BHH is more about student generated questions about a text.  There are sentence starters to help students formulate questions (great for ELLs and other students who need the scaffold).  But the students lead the generation of questions.  The focus is actually more on the reader than on the questions.  And the reader and text matter in equal proportion in BHH, I would say.  There are questions, only as a vehicle for eliciting a response.    

Difference 2:

QAR's third question type is "In the World." 

BHH's third question type is "In my Heart."  

I believe that the two are in practicality the same, but philosophically different.  Again, I hope the authors weigh in here.  But to me, QAR is more about observing how the book relates to the real world.  Connections are made to current events.  BHH is also about making a connection to the real world, but it's more of a call to action than an observation.  It's taking something to heart.  It's about changing or reaffirming the reader's feelings and attitudes and reshaping them so that when they go out into the world, they will act more responsibly. 

Facilitating Book, Head, Heart Discussions

So when I first read Part 2, I thought "I need to make some Head and Heart Questions for specific books."  But the more I thought about it, the more I thought, "Is this sort of defeating the point?  The questions need to be student generated."  The anchor charts are right there:  "In the book, what's it about, who's telling the story, what does the author want me to know?"  "In your head, what surprised you, what changed?"  "In your heart, what did you take to heart?  What did you learn about yourself?  "What do you need to help change?"  If we get more specific than that, are we leading students to "right answers?"  

For example, I read BFG by Roald Dahl with my students.  [Spoiler Alert]  One of the "In My Heart" reactions I had, when I read the book, was that Sophie learns that just because the giant doesn't speak "properly," he is very intelligent and has other gifts to share.  This not only makes Sophie more compassionate and connected to the world outside her orphanage, but it awakens Sophie's confidence in herself.

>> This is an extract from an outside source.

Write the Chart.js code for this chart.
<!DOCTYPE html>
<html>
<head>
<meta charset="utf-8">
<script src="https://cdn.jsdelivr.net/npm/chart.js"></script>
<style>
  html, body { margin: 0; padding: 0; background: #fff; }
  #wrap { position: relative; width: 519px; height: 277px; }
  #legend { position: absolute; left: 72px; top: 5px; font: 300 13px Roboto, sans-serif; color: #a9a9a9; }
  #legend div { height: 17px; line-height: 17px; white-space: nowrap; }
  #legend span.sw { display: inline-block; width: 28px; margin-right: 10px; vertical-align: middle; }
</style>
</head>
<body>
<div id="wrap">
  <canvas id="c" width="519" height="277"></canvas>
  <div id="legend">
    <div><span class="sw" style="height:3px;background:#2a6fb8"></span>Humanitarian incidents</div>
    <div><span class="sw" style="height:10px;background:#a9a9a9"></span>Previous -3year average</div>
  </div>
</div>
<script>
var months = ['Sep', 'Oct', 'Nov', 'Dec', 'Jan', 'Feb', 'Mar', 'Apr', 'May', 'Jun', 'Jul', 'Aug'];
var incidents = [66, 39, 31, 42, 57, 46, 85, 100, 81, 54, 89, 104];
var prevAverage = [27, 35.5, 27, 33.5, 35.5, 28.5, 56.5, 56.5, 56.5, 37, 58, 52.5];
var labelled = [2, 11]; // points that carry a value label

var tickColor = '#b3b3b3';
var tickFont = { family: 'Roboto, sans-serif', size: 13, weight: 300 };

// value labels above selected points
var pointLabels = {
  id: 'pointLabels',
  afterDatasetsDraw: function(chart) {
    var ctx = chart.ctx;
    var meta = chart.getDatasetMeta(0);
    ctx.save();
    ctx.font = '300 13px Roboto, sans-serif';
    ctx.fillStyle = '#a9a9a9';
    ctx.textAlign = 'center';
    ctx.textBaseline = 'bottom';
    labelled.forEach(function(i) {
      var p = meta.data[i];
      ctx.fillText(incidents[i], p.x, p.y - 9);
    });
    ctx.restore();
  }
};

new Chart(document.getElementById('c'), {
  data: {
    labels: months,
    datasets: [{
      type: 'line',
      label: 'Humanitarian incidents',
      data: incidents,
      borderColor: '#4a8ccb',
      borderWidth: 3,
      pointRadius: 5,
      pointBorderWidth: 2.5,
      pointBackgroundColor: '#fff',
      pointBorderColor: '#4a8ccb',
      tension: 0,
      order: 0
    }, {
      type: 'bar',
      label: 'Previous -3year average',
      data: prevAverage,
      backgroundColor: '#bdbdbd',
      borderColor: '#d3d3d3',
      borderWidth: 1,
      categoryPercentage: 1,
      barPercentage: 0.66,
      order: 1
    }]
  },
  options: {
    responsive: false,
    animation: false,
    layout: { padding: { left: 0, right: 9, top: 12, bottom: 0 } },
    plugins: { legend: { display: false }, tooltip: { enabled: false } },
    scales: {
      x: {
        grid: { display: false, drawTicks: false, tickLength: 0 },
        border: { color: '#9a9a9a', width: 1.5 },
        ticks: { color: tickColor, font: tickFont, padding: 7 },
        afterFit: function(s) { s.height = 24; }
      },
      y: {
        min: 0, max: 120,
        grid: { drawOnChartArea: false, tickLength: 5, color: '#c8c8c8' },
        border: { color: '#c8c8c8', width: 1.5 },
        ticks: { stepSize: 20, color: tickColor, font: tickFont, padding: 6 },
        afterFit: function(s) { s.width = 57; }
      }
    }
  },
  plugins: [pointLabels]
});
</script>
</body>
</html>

I wonder, when using BHH in my classroom, should I ask students:

1.  Read chapter 5. What does the author want you to know?  What surprised you?  What did you learn about you? 
2.  Read paragraph 5 on page 100.  What does the author want you to know about Sophie?  What did you learn about you?  What surprised you about the BFG over the course of the book so far? 
3.  Read paragraph 5 on page 100. What does the author want you to know about Sophie's attitude toward the BFG?  How did her assumptions about the BFG's intelligence change?  If you meet someone who speaks differently from you, what should/shouldn't you assume about them?"

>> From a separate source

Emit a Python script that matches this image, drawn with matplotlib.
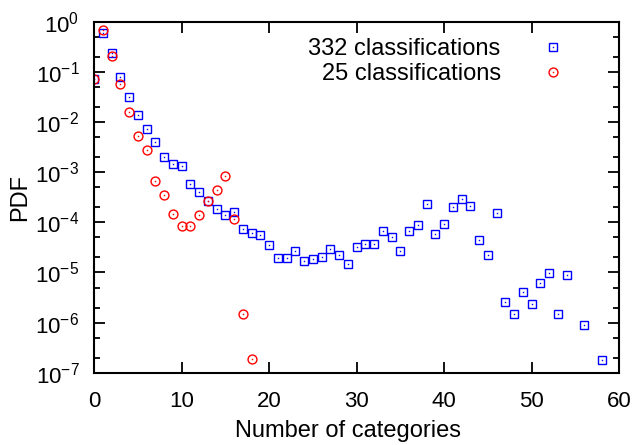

I suppose the answer is, #1 is the goal.  We want students to make their own connections.  If they are not there yet, provide as much scaffolding as necessary with the goal of removing scaffolds as they mature as readers.  Let's face it, in #3, we're wading (/plunging?) right into "One right answer territory."  And that alone will not produce truly responsive readers.  We need students to integrate new material into their own schema and sense of self, be open to growth and change, and ask their own questions.

I'm eager to see if Part 3 addresses any of my questions.  In the meantime, what are your thoughts on the BHH framework for responses?  Was your first thought to go write text specific questions or start copying one of their anchor charts?  Can you think of different instances where each approach would apply?